A computer program may consist of millions of lines of computer code, written by hundreds of people who each work on small segments of the program and an error as tiny as a misplaced semicolon can cause a system to malfunction. Corporate computer programmers spend 80% of their time repairing software and updating it to keep it running. Software projects are typically 100% over budget and a year behind schedule. The best programmers can be 25 times as competent as the worst, with many software design supervisors unable to evaluate or even understand their programmers' work. If management changes during the development of a program, the programmers may find that their product is unwanted when it is completed. Confusion also develops in data-processing departments because programmers have written computer code without documenting how they approached the problem; the individual maintaining the program 10 or 20 years later, after the initial programmer has left, is out of luck. Such problems are likely to grow as industry and the military increasingly rely on software to run systems of phenomenal complexity.
Examples include: patients given fatal doses by malfunctioning hospital computers, 22 fatal crashes by the fly-by-wire UH-60 helicopter, 104 failures in a day at a single air traffic control location in 1989, and the failure during the 1970s and the 1980s of observation satellites to detect atmospheric ozone depletion (due to a programming error). A specific example of the problems with software is in its use in the Strategic Defence Initiative (SDI). An SDI program must make certain assumptions about target and decoy characteristics; but those characteristics are controlled by the attacker. It must also make assumptions about the structure of the attack. Those assumptions make it easier to overload the system by using an attack strategy that violates those assumptions. Realistic testing of the integrated hardware and software after deployment is impossible, and there will be no opportunity to modify the software during or after its first battle. Bugs have been the cause of death or maiming to individuals, serious financial harm to corporations, and nearly caused the collapse of the US government-securities market.

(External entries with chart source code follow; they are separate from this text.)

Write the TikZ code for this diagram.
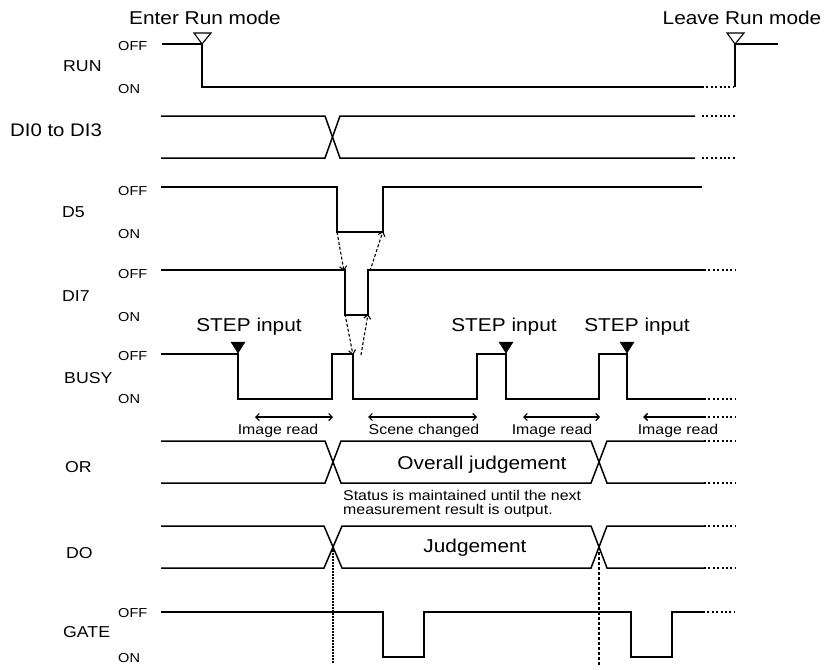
\documentclass[tikz,border=0pt]{standalone}
\usepackage{fontspec}
\setmainfont{Liberation Sans}[FakeStretch=1.12]
\usetikzlibrary{arrows.meta}
\begin{document}
\begin{tikzpicture}[x=1pt,y=-1pt,
  sig/.style={line width=1.5pt, line join=miter},
  runline/.style={line width=1.1pt, line join=miter},
  ext/.style={line width=1.3pt, dash pattern=on 2pt off 2.4pt},
  dasharr/.style={line width=1.1pt, dash pattern=on 3pt off 2pt, -{Straight Barb[length=4pt,width=7pt]}},
  span/.style={line width=1.1pt, {Straight Barb[length=3.5pt,width=7pt]}-{Straight Barb[length=3.5pt,width=7pt]}},
  lspan/.style={line width=1.5pt, {Straight Barb[length=3.5pt,width=7pt]}-},
  big/.style={font=\fontsize{18.6}{20}\selectfont, inner sep=0pt, anchor=base},
  sname/.style={font=\fontsize{15.8}{17}\selectfont, inner sep=0pt, anchor=base west},
  lvl/.style={font=\fontsize{13}{14}\selectfont, inner sep=0pt, anchor=base west},
  small/.style={font=\fontsize{14.2}{15}\selectfont, inner sep=0pt, anchor=base},
  tri/.style={line width=1.1pt, line join=miter},
  ftri/.style={fill=black, draw=black, line width=0.5pt}
]
\useasboundingbox (0,0) rectangle (826,669);

% ---------- titles ----------
\node[big] (enter) at (205,25) {Enter Run mode};
\node[big] (leave) at (742,25) {Leave Run mode};

% ---------- signal names ----------
\node[sname] (nRUN) at (63,71) {RUN};
\node[sname, font=\fontsize{18.2}{20}\selectfont] (nDI) at (10,136) {DI0 to DI3};
\node[sname] (nD5) at (62,217) {D5};
\node[sname] (nDI7) at (62,301) {DI7};
\node[sname] (nBUSY) at (64,383) {BUSY};
\node[sname] (nOR) at (65,472) {OR};
\node[sname] (nDO) at (66,558) {DO};
\node[sname] (nGATE) at (63,637) {GATE};

% ---------- OFF / ON ----------
\node[lvl] (runoff) at (118,50) {OFF};
\node[lvl] (runon) at (118,93) {ON};
\node[lvl] (d5off) at (118,195) {OFF};
\node[lvl] (d5on) at (118,238) {ON};
\node[lvl] (di7off) at (118,278) {OFF};
\node[lvl] (di7on) at (118,321) {ON};
\node[lvl] (busyoff) at (118,360) {OFF};
\node[lvl] (busyon) at (118,403) {ON};
\node[lvl] (gateoff) at (118,617) {OFF};
\node[lvl] (gateon) at (118,662) {ON};

% ---------- RUN ----------
\draw[runline] (162,44) -- (202,44) -- (202,87) -- (702,87);
\draw[ext] (702,87) -- (734,87);
\draw[runline] (735,87) -- (735,44) -- (778,44);
\draw[tri] (194,33) -- (211,33) -- (202,44) -- cycle;
\draw[tri] (727,33) -- (744,33) -- (735,44) -- cycle;

% ---------- DI0 to DI3 ----------
\draw[sig] (161,116) -- (325,116) -- (340,158) -- (695,158);
\draw[sig] (161,158) -- (325,158) -- (340,116) -- (695,116);
\draw[ext] (702,116) -- (735,116);
\draw[ext] (702,158) -- (735,158);

% ---------- D5 ----------
\coordinate (d5fall) at (337,232);
\coordinate (d5rise) at (383,232);
\draw[sig] (161,187) -- (337,187) -- (d5fall) -- (d5rise) -- (383,187) -- (702,187);

% ---------- DI7 ----------
\coordinate (di7fallT) at (345,270);
\coordinate (di7fallB) at (345,315);
\coordinate (di7riseB) at (368,315);
\coordinate (di7riseT) at (369,270);
\draw[sig] (161,270) -- (di7fallT) -- (di7fallB) -- (di7riseB) -- (368,270) -- (704,270);
\draw[ext] (704,270) -- (735,270);

% ---------- BUSY ----------
\coordinate (busyfallT) at (353,354);
\draw[sig] (161,354) -- (238,354) -- (238,399) -- (332,399) -- (332,354) -- (busyfallT)
  -- (353,399) -- (477,399) -- (477,354) -- (506,354) -- (506,399) -- (599,399)
  -- (599,354) -- (627,354) -- (627,399) -- (704,399);
\draw[ext] (704,399) -- (735,399);

% dashed causal arrows
\draw[dasharr] (d5fall) -- ([xshift=-1pt,yshift=-1pt]di7fallT);
\draw[dasharr] ([xshift=1pt,yshift=-1pt]di7riseT) -- ([yshift=1pt]d5rise);
\draw[dasharr] ([yshift=1pt]di7fallB) -- ([yshift=-1pt]busyfallT);
\draw[dasharr] ([xshift=8pt,yshift=-1pt]busyfallT) -- ([yshift=1pt]di7riseB);

% STEP input markers
\node[big] (step1) at (249,331) {STEP input};
\node[big] (step2) at (504,331) {STEP input};
\node[big] (step3) at (637,331) {STEP input};
\draw[ftri] (231,342) -- (245,342) -- (238,353) -- cycle;
\draw[ftri] (499,342) -- (513,342) -- (506,353) -- cycle;
\draw[ftri] (620,342) -- (634,342) -- (627,353) -- cycle;

% ---------- spans ----------
\draw[span] (255,417) -- (333,417);
\draw[span] (368,417) -- (477,417);
\draw[span] (523,417) -- (600,417);
\draw[lspan] (643,417) -- (704,417);
\draw[ext] (704,417) -- (735,417);
\node[small] (ir1) at (278,434) {Image read};
\node[small] (sc) at (424,434) {Scene changed};
\node[small] (ir2) at (552,434) {Image read};
\node[small] (ir3) at (678,434) {Image read};

% ---------- OR ----------
\draw[sig] (161,441) -- (325,441) -- (341,483) -- (591,483) -- (607,441) -- (704,441);
\draw[sig] (161,483) -- (325,483) -- (341,441) -- (591,441) -- (607,483) -- (704,483);
\draw[ext] (704,441) -- (735,441);
\draw[ext] (704,483) -- (735,483);
\node[big] (overall) at (482,469) {Overall judgement};
\node[font=\fontsize{14.2}{14.5}\selectfont, inner sep=0pt, anchor=north west, align=left] (status) at (343,490)
  {Status is maintained until the next\\measurement result is output.};

% ---------- DO ----------
\draw[sig] (161,526) -- (324,526) -- (342,568) -- (591,568) -- (607,526) -- (704,526);
\draw[sig] (161,568) -- (324,568) -- (342,526) -- (591,526) -- (607,568) -- (704,568);
\draw[ext] (704,526) -- (735,526);
\draw[ext] (704,568) -- (735,568);
\node[big] (judge) at (475,552) {Judgement};

% vertical guide lines
\coordinate (xo1) at (333,547);
\coordinate (xo2) at (599,547);
\coordinate (g1) at (333,663);
\coordinate (g2) at (599,665);
\draw[line width=1.1pt, dash pattern=on 1.5pt off 1.5pt] (xo1) -- (g1);
\draw[line width=1.1pt, dash pattern=on 3pt off 2pt] (xo2) -- (g2);

% ---------- GATE ----------
\draw[sig] (161,612) -- (383,612) -- (383,657) -- (424,657) -- (424,612) -- (631,612)
  -- (631,657) -- (672,657) -- (672,612) -- (703,612);
\draw[ext] (703,612) -- (735,612);
\end{tikzpicture}
\end{document}
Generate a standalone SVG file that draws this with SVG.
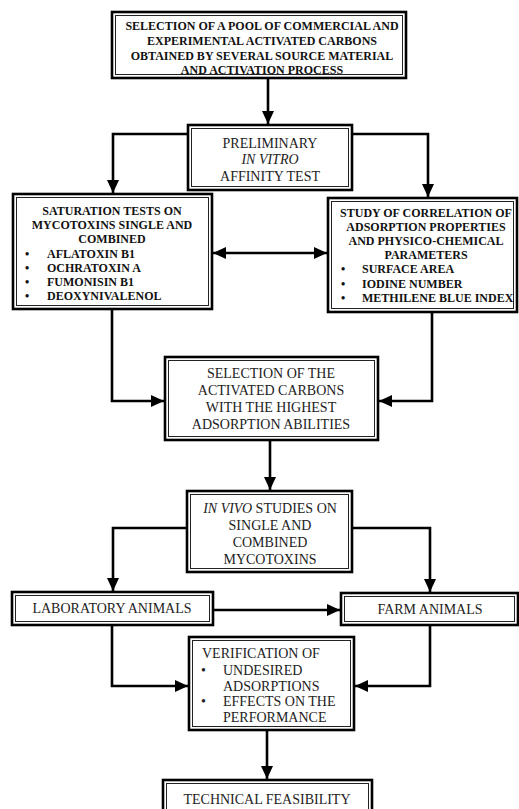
<svg xmlns="http://www.w3.org/2000/svg" width="519" height="809" viewBox="0 0 519 809">
<style>
.o{fill:#fff;stroke:#000;stroke-width:2.6}
.i{fill:none;stroke:#222;stroke-width:1}
.b{font-family:"Liberation Serif","Times New Roman",serif;font-size:12px;font-weight:bold;fill:#111}
.r{font-family:"Liberation Serif","Times New Roman",serif;font-size:14px;fill:#222}
.c{text-anchor:middle}
.e{fill:none;stroke:#000;stroke-width:2.6}
</style>
<defs>
<marker id="ah" markerUnits="userSpaceOnUse" markerWidth="14" markerHeight="14" viewBox="0 0 14 14" refX="13" refY="7" orient="auto-start-reverse">
<path d="M0,1 L13,7 L0,13 z" fill="#000"/>
</marker>
</defs>
<rect width="519" height="809" fill="#fff"/>
<g id="connectors">
<path class="e" d="M268,78 V124" marker-end="url(#ah)"/>
<path class="e" d="M188,134 H113 V193" marker-end="url(#ah)"/>
<path class="e" d="M352,134 H428 V197" marker-end="url(#ah)"/>
<path class="e" d="M213,253 H327" marker-start="url(#ah)" marker-end="url(#ah)"/>
<path class="e" d="M112,309 V401 H164" marker-end="url(#ah)"/>
<path class="e" d="M432,312 V401 H379" marker-end="url(#ah)"/>
<path class="e" d="M270,440 V490" marker-end="url(#ah)"/>
<path class="e" d="M187,528 H113 V591" marker-end="url(#ah)"/>
<path class="e" d="M352,528 H430 V592" marker-end="url(#ah)"/>
<path class="e" d="M213,610 H340" marker-end="url(#ah)"/>
<path class="e" d="M112,625 V686 H188" marker-end="url(#ah)"/>
<path class="e" d="M430,625 V686 H355" marker-end="url(#ah)"/>
<path class="e" d="M267,730 V779" marker-end="url(#ah)"/>
</g>
<g id="n1">
<rect class="o" x="112" y="12" width="294" height="66"/>
<rect class="i" x="115.5" y="15.5" width="287" height="59"/>
<text class="b c" x="262" y="30">SELECTION OF A POOL OF COMMERCIAL AND</text>
<text class="b c" x="262" y="45">EXPERIMENTAL ACTIVATED  CARBONS</text>
<text class="b c" x="262" y="60">OBTAINED BY SEVERAL SOURCE MATERIAL</text>
<text class="b c" x="262" y="74">AND  ACTIVATION PROCESS</text>
</g>
<g id="n2">
<rect class="o" x="188" y="125" width="164" height="65"/>
<rect class="i" x="191.5" y="128.5" width="157" height="58"/>
<text class="r c" x="270" y="148">PRELIMINARY</text>
<text class="r c" x="270" y="164" font-style="italic">IN VITRO</text>
<text class="r c" x="270" y="181">AFFINITY TEST</text>
</g>
<g id="n3">
<rect class="o" x="13" y="194" width="199" height="115"/>
<rect class="i" x="16.5" y="197.5" width="192" height="108"/>
<text class="b c" x="112" y="215">SATURATION TESTS ON</text>
<text class="b c" x="112" y="229">MYCOTOXINS SINGLE AND</text>
<text class="b c" x="112" y="243">COMBINED</text>
<text class="b" x="25" y="258">•</text><text class="b" x="47" y="258">AFLATOXIN B1</text>
<text class="b" x="25" y="272">•</text><text class="b" x="47" y="272">OCHRATOXIN A</text>
<text class="b" x="25" y="286">•</text><text class="b" x="47" y="286">FUMONISIN B1</text>
<text class="b" x="25" y="300">•</text><text class="b" x="47" y="300">DEOXYNIVALENOL</text>
</g>
<g id="n4">
<rect class="o" x="328" y="198" width="189" height="114"/>
<rect class="i" x="331.5" y="201.5" width="182" height="107"/>
<text class="b c" x="426" y="217">STUDY OF CORRELATION OF</text>
<text class="b c" x="426" y="231">ADSORPTION PROPERTIES</text>
<text class="b c" x="426" y="245">AND PHYSICO-CHEMICAL</text>
<text class="b c" x="426" y="259">PARAMETERS</text>
<text class="b" x="341" y="273">•</text><text class="b" x="362" y="273">SURFACE AREA</text>
<text class="b" x="341" y="288">•</text><text class="b" x="362" y="288">IODINE NUMBER</text>
<text class="b" x="341" y="302">•</text><text class="b" x="362" y="302">METHILENE BLUE INDEX</text>
</g>
<g id="n5">
<rect class="o" x="165" y="357" width="213" height="83"/>
<rect class="i" x="168.5" y="360.5" width="206" height="76"/>
<text class="r c" x="271" y="378">SELECTION OF THE</text>
<text class="r c" x="271" y="395">ACTIVATED CARBONS</text>
<text class="r c" x="271" y="412">WITH THE HIGHEST</text>
<text class="r c" x="271" y="429">ADSORPTION ABILITIES</text>
</g>
<g id="n6">
<rect class="o" x="187" y="491" width="165" height="81"/>
<rect class="i" x="190.5" y="494.5" width="158" height="74"/>
<text class="r c" x="270" y="513"><tspan font-style="italic">IN VIVO</tspan> STUDIES ON</text>
<text class="r c" x="270" y="530">SINGLE AND</text>
<text class="r c" x="270" y="547">COMBINED</text>
<text class="r c" x="270" y="564">MYCOTOXINS</text>
</g>
<g id="n7">
<rect class="o" x="12" y="592" width="201" height="33"/>
<rect class="i" x="15.5" y="595.5" width="194" height="26"/>
<text class="r c" x="112" y="613">LABORATORY ANIMALS</text>
</g>
<g id="n8">
<rect class="o" x="341" y="593" width="177" height="32"/>
<rect class="i" x="344.5" y="596.5" width="170" height="25"/>
<text class="r c" x="430" y="614">FARM ANIMALS</text>
</g>
<g id="n9">
<rect class="o" x="189" y="637" width="165" height="93"/>
<rect class="i" x="192.5" y="640.5" width="158" height="86"/>
<text class="r" x="202" y="658" font-size="13" fill="#444">VERIFICATION OF</text>
<text class="r" x="201" y="675" font-size="13" fill="#000">•</text><text class="r" x="223" y="675" font-size="13" fill="#444">UNDESIRED</text>
<text class="r" x="223" y="691" font-size="13" fill="#444">ADSORPTIONS</text>
<text class="r" x="201" y="706" font-size="13" fill="#000">•</text><text class="r" x="223" y="706" font-size="13" fill="#000">EFFECTS ON THE</text>
<text class="r" x="223" y="722" font-size="13" fill="#000">PERFORMANCE</text>
</g>
<g id="n10">
<rect class="o" x="163" y="780" width="209" height="40"/>
<rect class="i" x="166.5" y="783.5" width="202" height="33"/>
<text class="r c" x="267" y="804">TECHNICAL FEASIBILITY</text>
</g>
</svg>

Computer systems are inherently flawed and too unreliable for critical or vital tasks. They cannot be designed without the ever-present threat of life-endangering malfunctions because their very complexity makes thorough testing for errors impossible. The way they are built means that they are prone to total catastrophic failure, rather than partial failure. As they become more complex, so the level of the catastrophe increases. For these reasons they are dangerous when used in sensitive areas such as intensive care wards, the nuclear industry, air traffic control and early warning and strike command systems. Checking a typical power station's computer program to ensure it is error free under all conditions would take software testers literally trillions of years.